The other supporting characters are a mixed bag, though Simba’s eventual sidekicks are once again the life of the party. Seth Rogen’s carefree chortle and natural flair for self-deprecation make him the best possible Pumbaa, while Billy Eichner reveals his Broadway-worthy talents as the newly theatrical Timon. Favreau can’t find a way to enliven their should-be-showstopping “Hakuna Matata” — like most of the film, the scene is cold and isolated where the original is warm and in ecstatic creative harmony with the world around it — but the actors’ chemistry still manages to produce a spark.

And whether ad-libbed or written into Jeff Nathanson’s otherwise unadventurous script, the new dialogue between Timon and Pumbaa is the film’s only welcome new addition.
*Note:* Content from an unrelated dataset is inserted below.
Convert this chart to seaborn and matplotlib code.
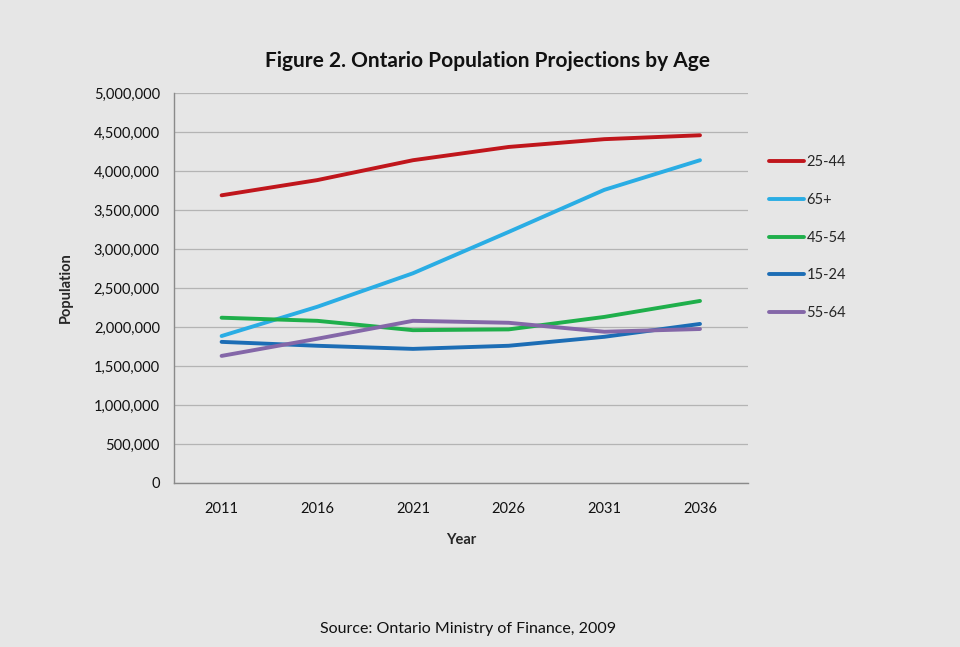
import pandas as pd
import numpy as np
import matplotlib
matplotlib.use('Agg')
import matplotlib.pyplot as plt
import seaborn as sns
from matplotlib.ticker import FuncFormatter, FixedLocator

# data
years = ['2011', '2016', '2021', '2026', '2031', '2036']
groups = ['25-44', '65+', '45-54', '15-24', '55-64']
pop_25_44 = [3690000, 3885000, 4140000, 4310000, 4410000, 4460000]
pop_65_plus = [1885000, 2260000, 2690000, 3220000, 3760000, 4140000]
pop_45_54 = [2120000, 2080000, 1960000, 1970000, 2130000, 2335000]
pop_15_24 = [1810000, 1760000, 1720000, 1760000, 1875000, 2040000]
pop_55_64 = [1630000, 1850000, 2080000, 2055000, 1940000, 1975000]
colors = ['#C0161C', '#2AADE4', '#1FAF4B', '#1C6DB5', '#8467A8']

df = pd.DataFrame({
    'idx': list(range(len(years))) * 5,
    'group': np.repeat(groups, len(years)),
    'value': pop_25_44 + pop_65_plus + pop_45_54 + pop_15_24 + pop_55_64,
})

sns.set_style('white')
plt.rcParams['font.family'] = ['Lato', 'DejaVu Sans']
bg = '#E6E6E6'

fig = plt.figure(figsize=(9.6, 6.47), dpi=100, facecolor=bg)
ax = fig.add_axes([0.181, 0.2535, 0.598, 0.6025], facecolor=bg)

sns.lineplot(data=df, x='idx', y='value', hue='group', hue_order=groups,
             palette=colors, linewidth=2.8, ax=ax, legend=False)

ax.set_xlim(-0.5, len(years) - 0.5)
ax.set_ylim(0, 5000000)
ax.set_yticks(np.arange(0, 5000001, 500000))
ax.yaxis.set_major_formatter(FuncFormatter(lambda v, p: f'{int(v):,}'))
ax.set_xticks(range(len(years)))
ax.set_xticklabels(years)
ax.xaxis.set_minor_locator(FixedLocator(np.arange(-0.5, len(years), 1.0)))
ax.tick_params(axis='x', which='major', length=0, pad=14, labelsize=10.5, labelcolor='#111111')
ax.tick_params(axis='x', which='minor', length=4, color='#8A8A8A', direction='out')
ax.tick_params(axis='y', length=4, color='#8A8A8A', direction='out', labelsize=10.5,
               labelcolor='#111111', pad=6)
ax.grid(axis='y', color='#B4B4B4', linewidth=0.9)
ax.set_axisbelow(True)
for s in ['top', 'right']:
    ax.spines[s].set_visible(False)
for s in ['left', 'bottom']:
    ax.spines[s].set_color('#8A8A8A')
    ax.spines[s].set_linewidth(1.0)

ax.set_xlabel('Year', fontsize=10.5, fontweight='bold', labelpad=12)
ax.set_ylabel('Population', fontsize=10.5, fontweight='bold', labelpad=15)

fig.text(0.508, 0.905, 'Figure 2. Ontario Population Projections by Age',
         ha='center', va='center', fontsize=15, fontweight='bold', color='#111111')
fig.text(0.488, 0.028, 'Source: Ontario Ministry of Finance, 2009',
         ha='center', va='center', fontsize=11.5, color='#111111')

handles = [plt.Line2D([0], [0], color=c, linewidth=2.8) for c in colors]
fig.legend(handles, groups, loc='upper left', bbox_to_anchor=(0.787, 0.78),
           frameon=False, fontsize=10.5, handlelength=2.4, handletextpad=0.2,
           labelspacing=1.62)

plt.savefig('out.png', dpi=100, facecolor=bg)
That includes the forgettable Elton John ditty that plays over the closing credits, and the well-produced Beyoncé C-side squeezed into the third act to pad out the movie’s running time. Beyoncé also plays the role of adult Nala, Simba’s partner in the pride, but not even she can rescue a three-dimensional creature from five or six lines of generic dialogue. (Glover is similarly underserved as adult Simba, but he does a brilliant job of finding the music in every line and giving his character the pulse that the film’s harried plotting denies him.)

The disparity between the size of Beyoncé’s role and the near-mythic recognizability of her speaking voice epitomizes a film in which even the most important cast members have been reduced to mere signifiers of the parts they inhabit. Nala is nothing more than a call-back to a character we all remember, and that’s even more true of the wise mandrill Rafiki (a perfectly cast John Kani), who’s sidelined until the end, when he gets to relive Yoda’s big moment from “Attack of the Clones” with a concise ass-kicking showdown.

In the end, Rafiki only reinforces the feeling that a photo-realistic approach makes your brain question the film’s premise. “The Lion King” demands that we suspend our disbelief at the same time that it tries to convince us that we don’t have to, and the resulting dissonance is so draining that it becomes hard to remember how special this story once felt.

Zazu worries that the circle of life has become “a meaningless line of indifference,” but “The Lion King” more closely resembles a perfect ouroboros. It’s the work of a studio that’s gobbled up the rest of the film industry and is still hungry for more. “The Lion King” feels less like a remake than a snuff film, and a boring one at that.

Grade: D

Walt Disney Studios Motion Pictures will release “The Lion King” in theaters on July 19.